Furbush noted that winning games is a hard earned achievement. “The success is real,” he said. “It’s not like we beat a team that wasn’t very good. Any NESCAC team you beat is still very, very good. Winning in this conference is so challenging.” 

Williamson emphasized the degree of similarity between her time as a student in the early 2000s and her time now as a coach. “The type of athlete Bates attracts hasn’t changed much since my time,” she said. “They know how to put in the work, are talented, and want to achieve greatness.”

However, she also spoke to important differences saying that the “swim and dive team has increased its team size, raised its rankings in the NESCAC and at the NCAA level, and attracted a more diverse team.”
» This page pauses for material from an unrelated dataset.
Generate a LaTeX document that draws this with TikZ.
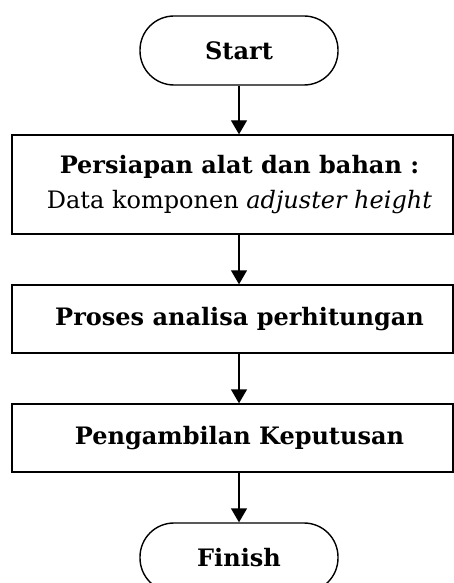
\documentclass[tikz,border=0pt]{standalone}
\usepackage{fontspec}
\setmainfont{DejaVu Serif}
\usetikzlibrary{arrows.meta}
\newcommand{\sh}{\hspace*{14pt}}
\begin{document}
\begin{tikzpicture}[x=1pt,y=-1pt,
  every node/.style={font=\fontsize{24}{35}\selectfont},
  term/.style={draw,line width=1.4pt,rounded corners=34pt,minimum width=198pt,minimum height=69pt,inner sep=0pt,font=\fontsize{24}{30}\selectfont\bfseries},
  proc/.style={draw,line width=1.4pt,minimum width=441pt,inner sep=0pt,align=center},
  arr/.style={line width=1.4pt,-{Triangle[length=14pt,width=16pt]}}]
\useasboundingbox (0,0) rectangle (454,583);
\clip (0,0) rectangle (454,583);
\node[term] (start) at (239,50.5) {\raisebox{-1.5pt}{Start}};
\node[proc,minimum height=99pt] (b1) at (232.5,184.5) {\sh\textbf{Persiapan alat dan bahan :}\\\sh Data komponen \textit{adjuster height}};
\node[proc,minimum height=68pt,font=\fontsize{24}{30}\selectfont\bfseries] (b2) at (232.5,319) {\sh\raisebox{3pt}{Proses analisa perhitungan}};
\node[proc,minimum height=68pt,font=\fontsize{24}{30}\selectfont\bfseries] (b3) at (232.5,438) {\sh\raisebox{3pt}{Pengambilan Keputusan}};
\node[term] (fin) at (239,557.5) {Finish};
\draw[arr] (start.south) -- (start.south |- b1.north);
\draw[arr] (b1.south -| start.south) -- (start.south |- b2.north);
\draw[arr] (b2.south -| start.south) -- (start.south |- b3.north);
\draw[arr] (b3.south -| start.south) -- (fin.north);
\end{tikzpicture}
\end{document}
When asked about what makes Bates athletics so special, all three coaches couldn’t help but talk about the inspiration they receive from their athletes. 

“What really drives me is the ability to be out there with [the student-athletes] and helping them achieve their goals. It’s just so fun to be with the athletes…and that’s why I do what I do,” said Gastonguay. “Bates is a family, and we’re there for the students.” 

“I just feel so lucky to work with the athletes that I do,” remarked Furbush. “They’ve made me think in ways I’ve never had to, because they’re just so smart. I’ve just been so lucky to coach such smart, motivated, young people.”

“They want to be part of it,” he continued. “They show up every day wanting to get better. They want to be coached, and they’re doing it because what we’re doing here is so much bigger than ourselves. Winning is important, but the relationships that I’ve built with my guys over the last 13 years… I wouldn’t trade it for anything.” 

Williamson believes that the athletes at Bates truly love their sports, love repping the Bobcat, and love making their coaches and team proud. “They are very supportive of each other on campus and want to be the best they can be. I love working with this student body. They put in the work, trust us as coaches, work together, push their teammates, and have a lot of fun doing it,” she said. “It really helps to head to work every day when one enjoys the people they are surrounded by.”